CHALLENGE - Return the listing below verbatim. Pictures do not belong in the copy.

SUPPLIED MATERIAL -
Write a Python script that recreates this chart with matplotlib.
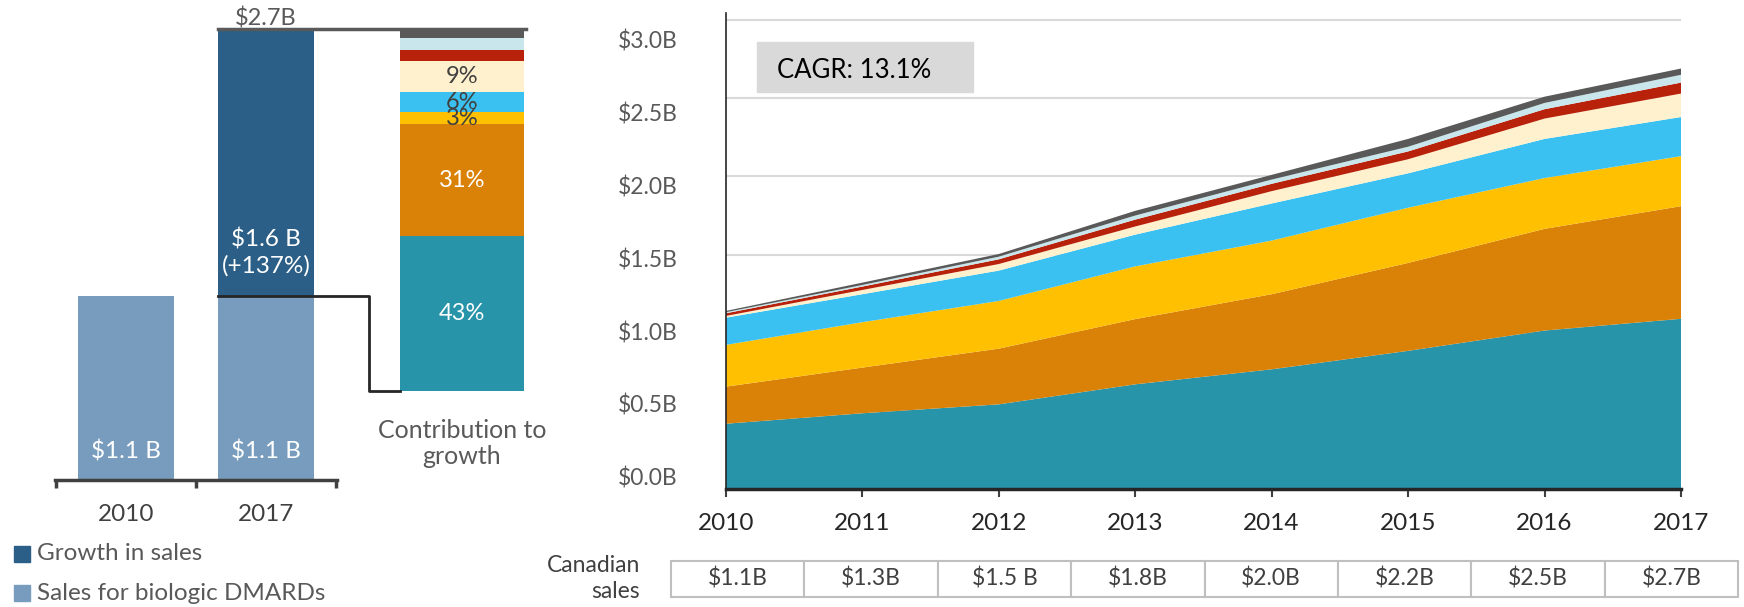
import numpy as np
import matplotlib.pyplot as plt
from matplotlib.patches import Rectangle

plt.rcParams['font.family'] = ['Lato', 'DejaVu Sans']

# ---------- data ----------
years     = [2010, 2011, 2012, 2013, 2014, 2015, 2016, 2017]
teal      = [0.419, 0.486, 0.543, 0.671, 0.767, 0.885, 1.015, 1.090]
orange    = [0.237, 0.292, 0.356, 0.417, 0.480, 0.562, 0.650, 0.720]
yellow    = [0.267, 0.290, 0.305, 0.337, 0.343, 0.353, 0.325, 0.320]
blue      = [0.174, 0.179, 0.194, 0.203, 0.237, 0.220, 0.250, 0.250]
cream     = [0.011, 0.027, 0.042, 0.052, 0.079, 0.090, 0.130, 0.150]
red       = [0.017, 0.022, 0.030, 0.044, 0.047, 0.050, 0.060, 0.070]
lightblue = [0.007, 0.010, 0.017, 0.026, 0.027, 0.030, 0.040, 0.050]
grey      = [0.008, 0.015, 0.017, 0.030, 0.030, 0.050, 0.040, 0.040]
sales_labels = ["$1.1B", "$1.3B", "$1.5 B", "$1.8B", "$2.0B", "$2.2B", "$2.5B", "$2.7B"]
ytick_vals   = [0.0, 0.5, 1.0, 1.5, 2.0, 2.5, 3.0]
ytick_labels = ["$0.0B", "$0.5B", "$1.0B", "$1.5B", "$2.0B", "$2.5B", "$3.0B"]
cagr_text = "CAGR: 13.1%"

bar_years   = ["2010", "2017"]
base_sales  = [1.1, 1.1]
growth      = [0.0, 1.6]
base_labels = ["$1.1 B", "$1.1 B"]
growth_label = "$1.6 B\n(+137%)"
total_label  = "$2.7B"
contrib        = [42.9, 30.8, 3.4, 5.4, 8.7, 3.1, 3.2, 2.5]
contrib_labels = ["43%", "31%", "3%", "6%", "9%", "", "", ""]
legend_labels  = ["Growth in sales", "Sales for biologic DMARDs"]
# --------------------------

layer_colors = ['#2794a9', '#da8108', '#fec000', '#3bc1f1', '#fff1cd',
                '#b8220a', '#c8e6ec', '#595959']
contrib_label_colors = ['white', 'white', '#404040', '#404040', '#404040',
                        'white', 'white', 'white']
dark_bar = '#2b5f87'
light_bar = '#789cbd'

W, H = 1744, 607
fig = plt.figure(figsize=(W / 100, H / 100), dpi=100)


def box(x0, top, x1, bottom):
    # pixel box (from top-left) -> figure rect
    return [x0 / W, 1 - bottom / H, (x1 - x0) / W, (bottom - top) / H]


# ---------- left: bridge + contribution ----------
axl = fig.add_axes(box(0, 0, 560, 480))
axl.set_xlim(-0.9, 3.1)
axl.set_ylim(0, 2.874)
axl.axis('off')

xb = np.arange(len(bar_years))
bw = 0.686
axl.bar(xb, base_sales, width=bw, color=light_bar, zorder=2)
axl.bar(xb[1:], growth[1:], bottom=base_sales[1:], width=bw, color=dark_bar, zorder=2)
total = base_sales[1] + growth[1]

for x, v, lab in zip(xb, base_sales, base_labels):
    axl.text(x, 0.17, lab, ha='center', va='center', color='white', fontsize=17.5)
axl.text(xb[1], base_sales[1] + 0.26, growth_label, ha='center', va='center',
         color='white', fontsize=17.5, linespacing=1.25)
axl.text(xb[1], total + 0.065, total_label, ha='center', va='center',
         color='#595959', fontsize=17)

# contribution bar, scaled into the space between the connector and the total
cx, cw, c0 = 2.40, 0.88, 0.53
scale = (total - c0) / 100
bottoms = c0 + np.concatenate([[0], np.cumsum(contrib)[:-1]]) * scale
for b, v, col, lab, lc in zip(bottoms, contrib, layer_colors, contrib_labels,
                              contrib_label_colors):
    axl.bar(cx, v * scale, bottom=b, width=cw, color=col, zorder=2)
    if lab:
        axl.text(cx, b + v * scale / 2, lab, ha='center', va='center',
                 color=lc, fontsize=17, zorder=3)
axl.text(cx, 0.219, "Contribution to\ngrowth", ha='center', va='center',
         color='#595959', fontsize=18, linespacing=1.2)

# connectors
x_left = xb[1] - bw / 2
axl.plot([x_left, 1.736, 1.736, cx - cw / 2], [base_sales[1], base_sales[1], c0, c0],
         color='#262626', lw=2, zorder=3)
axl.plot([x_left, cx + cw / 2 + 0.02], [total, total], color='#595959', lw=2.5, zorder=3)

# category axis
axl.plot([-0.507, 1.507], [0, 0], color='#404040', lw=2.5, clip_on=False)
axl.vlines([-0.5, 0.5, 1.5], -0.05, 0, color='#404040', lw=2.5, clip_on=False)
for x, lab in zip(xb, bar_years):
    axl.text(x, -0.204, lab, ha='center', va='center', color='#404040', fontsize=17.5)

# legend
for i, (lab, col) in enumerate(zip(legend_labels, [dark_bar, light_bar])):
    yc = 554 + 39 * i
    fig.add_artist(Rectangle((14 / W, 1 - (yc + 8) / H), 16 / W, 16 / H,
                             transform=fig.transFigure, color=col))
    fig.text(37 / W, 1 - yc / H, lab, ha='left', va='center', color='#595959',
             fontsize=17.5)

# ---------- right: stacked area ----------
axr = fig.add_axes(box(725.7, 13, 1681, 489.3))
axr.stackplot(years, teal, orange, yellow, blue, cream, red, lightblue, grey,
              colors=layer_colors, lw=0, zorder=2)
axr.set_xlim(years[0], years[-1])
axr.set_ylim(0, 3.045)
for v in ytick_vals[1:]:
    axr.axhline(v, color='#d9d9d9', lw=1.5, zorder=0.5)

# tick labels sit slightly off the gridlines in the original
label_pos = [0.079 + 0.933 * v for v in ytick_vals]
axr.set_yticks(label_pos, ytick_labels)
axr.set_xticks(years, [str(y) for y in years])
axr.tick_params(axis='y', length=0, pad=34.5, labelsize=16.5, labelcolor='#595959')
axr.tick_params(axis='x', length=6, width=1.5, color='#404040', pad=11,
                labelsize=17.5, labelcolor='#262626')
for s in ['top', 'right']:
    axr.spines[s].set_visible(False)
axr.spines['left'].set_color('#262626')
axr.spines['left'].set_linewidth(1.2)
axr.spines['bottom'].set_color('#262626')
axr.spines['bottom'].set_linewidth(2.5)
axr.spines['bottom'].set_zorder(5)

# CAGR box
axr.add_patch(Rectangle((0.0328, 0.8348), 0.2256, 0.105, transform=axr.transAxes,
                        color='#d9d9d9', zorder=3))
axr.text(0.0537, 0.879, cagr_text, transform=axr.transAxes, ha='left', va='center',
         fontsize=18.5, color='black', zorder=4)

# ---------- sales table ----------
axt = fig.add_axes(box(671, 561, 1738, 597))
tab = axt.table(cellText=[sales_labels], cellLoc='center', bbox=[0, 0, 1, 1])
tab.auto_set_font_size(False)
for cell in tab.get_celld().values():
    cell.set_edgecolor('#bfbfbf')
    cell.set_linewidth(1.5)
    cell.get_text().set_fontsize(16.5)
    cell.get_text().set_color('#404040')
axt.axis('off')

fig.text(640 / W, 1 - 578.5 / H, "Canadian\nsales", ha='right', va='center',
         color='#404040', fontsize=16.5, linespacing=1.3)

fig.savefig('out.png', dpi=100)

ANSWER FOR THIS EXERCISE -
Write a Python script that recreates this chart with matplotlib.
import numpy as np
import matplotlib.pyplot as plt
from matplotlib.patches import Rectangle

plt.rcParams['font.family'] = ['Lato', 'DejaVu Sans']

# ---------- data ----------
years     = [2010, 2011, 2012, 2013, 2014, 2015, 2016, 2017]
teal      = [0.419, 0.486, 0.543, 0.671, 0.767, 0.885, 1.015, 1.090]
orange    = [0.237, 0.292, 0.356, 0.417, 0.480, 0.562, 0.650, 0.720]
yellow    = [0.267, 0.290, 0.305, 0.337, 0.343, 0.353, 0.325, 0.320]
blue      = [0.174, 0.179, 0.194, 0.203, 0.237, 0.220, 0.250, 0.250]
cream     = [0.011, 0.027, 0.042, 0.052, 0.079, 0.090, 0.130, 0.150]
red       = [0.017, 0.022, 0.030, 0.044, 0.047, 0.050, 0.060, 0.070]
lightblue = [0.007, 0.010, 0.017, 0.026, 0.027, 0.030, 0.040, 0.050]
grey      = [0.008, 0.015, 0.017, 0.030, 0.030, 0.050, 0.040, 0.040]
sales_labels = ["$1.1B", "$1.3B", "$1.5 B", "$1.8B", "$2.0B", "$2.2B", "$2.5B", "$2.7B"]
ytick_vals   = [0.0, 0.5, 1.0, 1.5, 2.0, 2.5, 3.0]
ytick_labels = ["$0.0B", "$0.5B", "$1.0B", "$1.5B", "$2.0B", "$2.5B", "$3.0B"]
cagr_text = "CAGR: 13.1%"

bar_years   = ["2010", "2017"]
base_sales  = [1.1, 1.1]
growth      = [0.0, 1.6]
base_labels = ["$1.1 B", "$1.1 B"]
growth_label = "$1.6 B\n(+137%)"
total_label  = "$2.7B"
contrib        = [42.9, 30.8, 3.4, 5.4, 8.7, 3.1, 3.2, 2.5]
contrib_labels = ["43%", "31%", "3%", "6%", "9%", "", "", ""]
legend_labels  = ["Growth in sales", "Sales for biologic DMARDs"]
# --------------------------

layer_colors = ['#2794a9', '#da8108', '#fec000', '#3bc1f1', '#fff1cd',
                '#b8220a', '#c8e6ec', '#595959']
contrib_label_colors = ['white', 'white', '#404040', '#404040', '#404040',
                        'white', 'white', 'white']
dark_bar = '#2b5f87'
light_bar = '#789cbd'

W, H = 1744, 607
fig = plt.figure(figsize=(W / 100, H / 100), dpi=100)


def box(x0, top, x1, bottom):
    # pixel box (from top-left) -> figure rect
    return [x0 / W, 1 - bottom / H, (x1 - x0) / W, (bottom - top) / H]


# ---------- left: bridge + contribution ----------
axl = fig.add_axes(box(0, 0, 560, 480))
axl.set_xlim(-0.9, 3.1)
axl.set_ylim(0, 2.874)
axl.axis('off')

xb = np.arange(len(bar_years))
bw = 0.686
axl.bar(xb, base_sales, width=bw, color=light_bar, zorder=2)
axl.bar(xb[1:], growth[1:], bottom=base_sales[1:], width=bw, color=dark_bar, zorder=2)
total = base_sales[1] + growth[1]

for x, v, lab in zip(xb, base_sales, base_labels):
    axl.text(x, 0.17, lab, ha='center', va='center', color='white', fontsize=17.5)
axl.text(xb[1], base_sales[1] + 0.26, growth_label, ha='center', va='center',
         color='white', fontsize=17.5, linespacing=1.25)
axl.text(xb[1], total + 0.065, total_label, ha='center', va='center',
         color='#595959', fontsize=17)

# contribution bar, scaled into the space between the connector and the total
cx, cw, c0 = 2.40, 0.88, 0.53
scale = (total - c0) / 100
bottoms = c0 + np.concatenate([[0], np.cumsum(contrib)[:-1]]) * scale
for b, v, col, lab, lc in zip(bottoms, contrib, layer_colors, contrib_labels,
                              contrib_label_colors):
    axl.bar(cx, v * scale, bottom=b, width=cw, color=col, zorder=2)
    if lab:
        axl.text(cx, b + v * scale / 2, lab, ha='center', va='center',
                 color=lc, fontsize=17, zorder=3)
axl.text(cx, 0.219, "Contribution to\ngrowth", ha='center', va='center',
         color='#595959', fontsize=18, linespacing=1.2)

# connectors
x_left = xb[1] - bw / 2
axl.plot([x_left, 1.736, 1.736, cx - cw / 2], [base_sales[1], base_sales[1], c0, c0],
         color='#262626', lw=2, zorder=3)
axl.plot([x_left, cx + cw / 2 + 0.02], [total, total], color='#595959', lw=2.5, zorder=3)

# category axis
axl.plot([-0.507, 1.507], [0, 0], color='#404040', lw=2.5, clip_on=False)
axl.vlines([-0.5, 0.5, 1.5], -0.05, 0, color='#404040', lw=2.5, clip_on=False)
for x, lab in zip(xb, bar_years):
    axl.text(x, -0.204, lab, ha='center', va='center', color='#404040', fontsize=17.5)

# legend
for i, (lab, col) in enumerate(zip(legend_labels, [dark_bar, light_bar])):
    yc = 554 + 39 * i
    fig.add_artist(Rectangle((14 / W, 1 - (yc + 8) / H), 16 / W, 16 / H,
                             transform=fig.transFigure, color=col))
    fig.text(37 / W, 1 - yc / H, lab, ha='left', va='center', color='#595959',
             fontsize=17.5)

# ---------- right: stacked area ----------
axr = fig.add_axes(box(725.7, 13, 1681, 489.3))
axr.stackplot(years, teal, orange, yellow, blue, cream, red, lightblue, grey,
              colors=layer_colors, lw=0, zorder=2)
axr.set_xlim(years[0], years[-1])
axr.set_ylim(0, 3.045)
for v in ytick_vals[1:]:
    axr.axhline(v, color='#d9d9d9', lw=1.5, zorder=0.5)

# tick labels sit slightly off the gridlines in the original
label_pos = [0.079 + 0.933 * v for v in ytick_vals]
axr.set_yticks(label_pos, ytick_labels)
axr.set_xticks(years, [str(y) for y in years])
axr.tick_params(axis='y', length=0, pad=34.5, labelsize=16.5, labelcolor='#595959')
axr.tick_params(axis='x', length=6, width=1.5, color='#404040', pad=11,
                labelsize=17.5, labelcolor='#262626')
for s in ['top', 'right']:
    axr.spines[s].set_visible(False)
axr.spines['left'].set_color('#262626')
axr.spines['left'].set_linewidth(1.2)
axr.spines['bottom'].set_color('#262626')
axr.spines['bottom'].set_linewidth(2.5)
axr.spines['bottom'].set_zorder(5)

# CAGR box
axr.add_patch(Rectangle((0.0328, 0.8348), 0.2256, 0.105, transform=axr.transAxes,
                        color='#d9d9d9', zorder=3))
axr.text(0.0537, 0.879, cagr_text, transform=axr.transAxes, ha='left', va='center',
         fontsize=18.5, color='black', zorder=4)

# ---------- sales table ----------
axt = fig.add_axes(box(671, 561, 1738, 597))
tab = axt.table(cellText=[sales_labels], cellLoc='center', bbox=[0, 0, 1, 1])
tab.auto_set_font_size(False)
for cell in tab.get_celld().values():
    cell.set_edgecolor('#bfbfbf')
    cell.set_linewidth(1.5)
    cell.get_text().set_fontsize(16.5)
    cell.get_text().set_color('#404040')
axt.axis('off')

fig.text(640 / W, 1 - 578.5 / H, "Canadian\nsales", ha='right', va='center',
         color='#404040', fontsize=16.5, linespacing=1.3)

fig.savefig('out.png', dpi=100)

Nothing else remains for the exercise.